_EXERCISE_.
Exactly the lines from the one that contains "Clone this chart" to the one that contains "of viral copies", both lines included, should be copied, and no others.

▬▬▬

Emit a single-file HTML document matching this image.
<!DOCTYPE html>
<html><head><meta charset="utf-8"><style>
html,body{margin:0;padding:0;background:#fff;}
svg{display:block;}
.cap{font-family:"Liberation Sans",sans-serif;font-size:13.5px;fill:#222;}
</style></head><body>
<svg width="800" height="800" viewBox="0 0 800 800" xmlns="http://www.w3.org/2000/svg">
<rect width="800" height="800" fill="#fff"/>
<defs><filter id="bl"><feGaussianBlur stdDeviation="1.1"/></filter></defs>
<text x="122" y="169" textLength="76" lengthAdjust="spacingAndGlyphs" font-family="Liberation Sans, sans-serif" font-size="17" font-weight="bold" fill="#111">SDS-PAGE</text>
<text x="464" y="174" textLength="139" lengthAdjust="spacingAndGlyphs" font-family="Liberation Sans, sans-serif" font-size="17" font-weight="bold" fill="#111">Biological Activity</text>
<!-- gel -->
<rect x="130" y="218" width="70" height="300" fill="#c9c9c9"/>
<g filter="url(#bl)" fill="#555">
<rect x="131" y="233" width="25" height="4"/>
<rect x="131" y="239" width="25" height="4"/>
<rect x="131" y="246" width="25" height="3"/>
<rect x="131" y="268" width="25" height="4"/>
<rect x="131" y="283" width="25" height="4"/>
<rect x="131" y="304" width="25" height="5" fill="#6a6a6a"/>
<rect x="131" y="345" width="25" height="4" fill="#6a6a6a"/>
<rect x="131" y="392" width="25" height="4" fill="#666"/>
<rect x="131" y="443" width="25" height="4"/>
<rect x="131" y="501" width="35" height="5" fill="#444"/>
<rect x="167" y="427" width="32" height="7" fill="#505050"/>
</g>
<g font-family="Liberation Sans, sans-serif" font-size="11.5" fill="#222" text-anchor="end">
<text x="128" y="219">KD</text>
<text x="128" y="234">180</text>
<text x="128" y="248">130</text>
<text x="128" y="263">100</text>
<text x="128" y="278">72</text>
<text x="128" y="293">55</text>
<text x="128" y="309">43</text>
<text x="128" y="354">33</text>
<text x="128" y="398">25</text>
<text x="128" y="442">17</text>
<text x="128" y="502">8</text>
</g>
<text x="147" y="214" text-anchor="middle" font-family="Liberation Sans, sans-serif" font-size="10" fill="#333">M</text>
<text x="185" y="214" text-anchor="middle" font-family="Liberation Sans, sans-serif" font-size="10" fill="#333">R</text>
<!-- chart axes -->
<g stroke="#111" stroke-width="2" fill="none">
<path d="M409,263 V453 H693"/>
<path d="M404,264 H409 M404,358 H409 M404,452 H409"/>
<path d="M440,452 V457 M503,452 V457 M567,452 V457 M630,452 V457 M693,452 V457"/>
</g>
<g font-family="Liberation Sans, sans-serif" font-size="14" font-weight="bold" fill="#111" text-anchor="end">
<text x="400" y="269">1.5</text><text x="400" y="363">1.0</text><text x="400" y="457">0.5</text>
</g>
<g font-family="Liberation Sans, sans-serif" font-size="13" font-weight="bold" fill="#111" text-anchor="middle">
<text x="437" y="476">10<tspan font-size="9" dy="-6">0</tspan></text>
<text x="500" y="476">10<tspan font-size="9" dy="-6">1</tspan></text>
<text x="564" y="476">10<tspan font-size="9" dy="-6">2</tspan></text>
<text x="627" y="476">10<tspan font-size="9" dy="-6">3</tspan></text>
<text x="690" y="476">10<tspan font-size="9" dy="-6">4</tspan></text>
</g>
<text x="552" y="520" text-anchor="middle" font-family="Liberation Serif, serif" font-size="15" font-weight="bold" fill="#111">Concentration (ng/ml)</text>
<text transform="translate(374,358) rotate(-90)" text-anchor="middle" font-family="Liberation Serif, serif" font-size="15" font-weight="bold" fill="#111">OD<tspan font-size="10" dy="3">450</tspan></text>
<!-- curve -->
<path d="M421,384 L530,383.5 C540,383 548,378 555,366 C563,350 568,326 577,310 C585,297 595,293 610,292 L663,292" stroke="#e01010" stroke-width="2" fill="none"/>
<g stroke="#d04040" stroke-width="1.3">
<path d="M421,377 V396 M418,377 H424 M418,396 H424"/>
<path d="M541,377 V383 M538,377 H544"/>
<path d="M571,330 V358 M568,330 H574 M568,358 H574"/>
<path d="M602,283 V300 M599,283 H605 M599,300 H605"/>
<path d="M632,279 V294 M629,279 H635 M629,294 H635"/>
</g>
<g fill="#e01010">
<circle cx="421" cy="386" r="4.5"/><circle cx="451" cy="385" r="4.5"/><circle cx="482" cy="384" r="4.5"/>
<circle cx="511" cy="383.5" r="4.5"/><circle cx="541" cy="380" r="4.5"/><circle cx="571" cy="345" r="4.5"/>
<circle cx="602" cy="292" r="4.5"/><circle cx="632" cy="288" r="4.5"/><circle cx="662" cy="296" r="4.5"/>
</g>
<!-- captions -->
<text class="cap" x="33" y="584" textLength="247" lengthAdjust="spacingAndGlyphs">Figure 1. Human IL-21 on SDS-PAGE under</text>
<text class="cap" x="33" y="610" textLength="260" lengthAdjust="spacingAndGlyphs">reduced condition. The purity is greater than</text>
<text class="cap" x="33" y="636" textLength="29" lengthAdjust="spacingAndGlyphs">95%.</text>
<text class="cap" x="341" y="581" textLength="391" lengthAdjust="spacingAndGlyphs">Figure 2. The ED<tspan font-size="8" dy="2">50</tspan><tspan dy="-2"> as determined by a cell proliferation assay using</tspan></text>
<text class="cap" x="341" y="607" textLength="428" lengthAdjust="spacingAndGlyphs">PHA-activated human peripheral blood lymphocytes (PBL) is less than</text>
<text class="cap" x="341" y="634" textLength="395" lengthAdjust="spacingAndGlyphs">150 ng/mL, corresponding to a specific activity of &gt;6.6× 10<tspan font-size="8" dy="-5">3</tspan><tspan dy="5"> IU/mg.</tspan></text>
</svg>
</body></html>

▬▬▬

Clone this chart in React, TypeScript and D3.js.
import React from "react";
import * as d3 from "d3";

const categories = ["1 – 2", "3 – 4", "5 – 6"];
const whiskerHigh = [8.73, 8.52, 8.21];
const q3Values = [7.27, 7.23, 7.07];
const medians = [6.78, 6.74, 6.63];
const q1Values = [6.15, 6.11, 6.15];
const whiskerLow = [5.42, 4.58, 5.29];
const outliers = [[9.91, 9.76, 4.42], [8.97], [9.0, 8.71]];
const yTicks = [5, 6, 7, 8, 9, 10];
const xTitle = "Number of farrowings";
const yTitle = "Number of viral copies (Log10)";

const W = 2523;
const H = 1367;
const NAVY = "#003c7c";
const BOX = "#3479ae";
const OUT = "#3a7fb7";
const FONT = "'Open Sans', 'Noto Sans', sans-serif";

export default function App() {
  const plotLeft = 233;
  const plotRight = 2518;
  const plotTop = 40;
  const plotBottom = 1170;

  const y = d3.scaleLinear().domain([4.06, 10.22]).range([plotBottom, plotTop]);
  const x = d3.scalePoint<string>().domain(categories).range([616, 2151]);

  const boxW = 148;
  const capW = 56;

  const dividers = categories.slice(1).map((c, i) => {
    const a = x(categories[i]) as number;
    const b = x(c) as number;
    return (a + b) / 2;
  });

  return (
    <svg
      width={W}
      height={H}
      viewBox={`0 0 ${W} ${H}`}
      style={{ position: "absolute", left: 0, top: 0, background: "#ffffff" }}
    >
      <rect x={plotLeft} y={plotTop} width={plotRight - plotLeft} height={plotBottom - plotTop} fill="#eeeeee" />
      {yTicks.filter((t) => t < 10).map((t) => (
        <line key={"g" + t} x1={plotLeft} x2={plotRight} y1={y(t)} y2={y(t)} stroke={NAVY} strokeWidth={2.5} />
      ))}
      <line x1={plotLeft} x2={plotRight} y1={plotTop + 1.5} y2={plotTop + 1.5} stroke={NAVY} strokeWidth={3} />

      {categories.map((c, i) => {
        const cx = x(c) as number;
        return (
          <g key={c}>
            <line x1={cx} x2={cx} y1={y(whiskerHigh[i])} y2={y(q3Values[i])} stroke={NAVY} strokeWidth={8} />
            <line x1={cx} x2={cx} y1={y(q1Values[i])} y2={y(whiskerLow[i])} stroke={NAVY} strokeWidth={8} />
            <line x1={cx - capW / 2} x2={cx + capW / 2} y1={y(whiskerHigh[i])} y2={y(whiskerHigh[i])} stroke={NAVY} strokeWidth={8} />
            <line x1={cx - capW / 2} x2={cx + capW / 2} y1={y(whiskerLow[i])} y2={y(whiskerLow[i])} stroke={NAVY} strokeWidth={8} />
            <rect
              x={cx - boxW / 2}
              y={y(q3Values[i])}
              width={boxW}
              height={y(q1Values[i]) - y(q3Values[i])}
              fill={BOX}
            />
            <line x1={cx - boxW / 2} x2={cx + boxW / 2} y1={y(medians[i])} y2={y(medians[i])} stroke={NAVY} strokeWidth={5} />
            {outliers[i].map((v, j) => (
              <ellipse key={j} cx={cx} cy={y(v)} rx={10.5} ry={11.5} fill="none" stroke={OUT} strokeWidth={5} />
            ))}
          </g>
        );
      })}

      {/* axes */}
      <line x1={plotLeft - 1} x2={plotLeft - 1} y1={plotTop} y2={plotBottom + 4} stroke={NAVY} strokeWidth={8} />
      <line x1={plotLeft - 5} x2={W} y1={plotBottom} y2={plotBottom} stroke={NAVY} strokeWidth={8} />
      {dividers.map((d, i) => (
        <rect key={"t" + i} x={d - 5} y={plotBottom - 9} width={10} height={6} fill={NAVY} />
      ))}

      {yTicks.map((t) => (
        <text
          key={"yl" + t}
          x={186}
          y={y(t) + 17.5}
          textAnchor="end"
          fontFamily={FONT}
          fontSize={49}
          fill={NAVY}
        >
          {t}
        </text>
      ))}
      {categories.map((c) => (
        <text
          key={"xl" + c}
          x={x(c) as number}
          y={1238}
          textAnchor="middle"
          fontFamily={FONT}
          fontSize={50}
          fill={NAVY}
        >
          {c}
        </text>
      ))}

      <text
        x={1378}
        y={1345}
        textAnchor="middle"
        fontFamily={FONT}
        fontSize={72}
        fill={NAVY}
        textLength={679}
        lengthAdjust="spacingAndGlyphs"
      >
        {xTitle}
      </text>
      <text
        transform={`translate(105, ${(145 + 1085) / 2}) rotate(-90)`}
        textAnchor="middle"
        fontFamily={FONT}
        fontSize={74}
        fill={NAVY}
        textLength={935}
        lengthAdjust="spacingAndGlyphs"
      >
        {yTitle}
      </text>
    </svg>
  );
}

▬▬▬

_EXERCISE SOLUTION_.
Clone this chart in React, TypeScript and D3.js.
import React from "react";
import * as d3 from "d3";

const categories = ["1 – 2", "3 – 4", "5 – 6"];
const whiskerHigh = [8.73, 8.52, 8.21];
const q3Values = [7.27, 7.23, 7.07];
const medians = [6.78, 6.74, 6.63];
const q1Values = [6.15, 6.11, 6.15];
const whiskerLow = [5.42, 4.58, 5.29];
const outliers = [[9.91, 9.76, 4.42], [8.97], [9.0, 8.71]];
const yTicks = [5, 6, 7, 8, 9, 10];
const xTitle = "Number of farrowings";
const yTitle = "Number of viral copies (Log10)";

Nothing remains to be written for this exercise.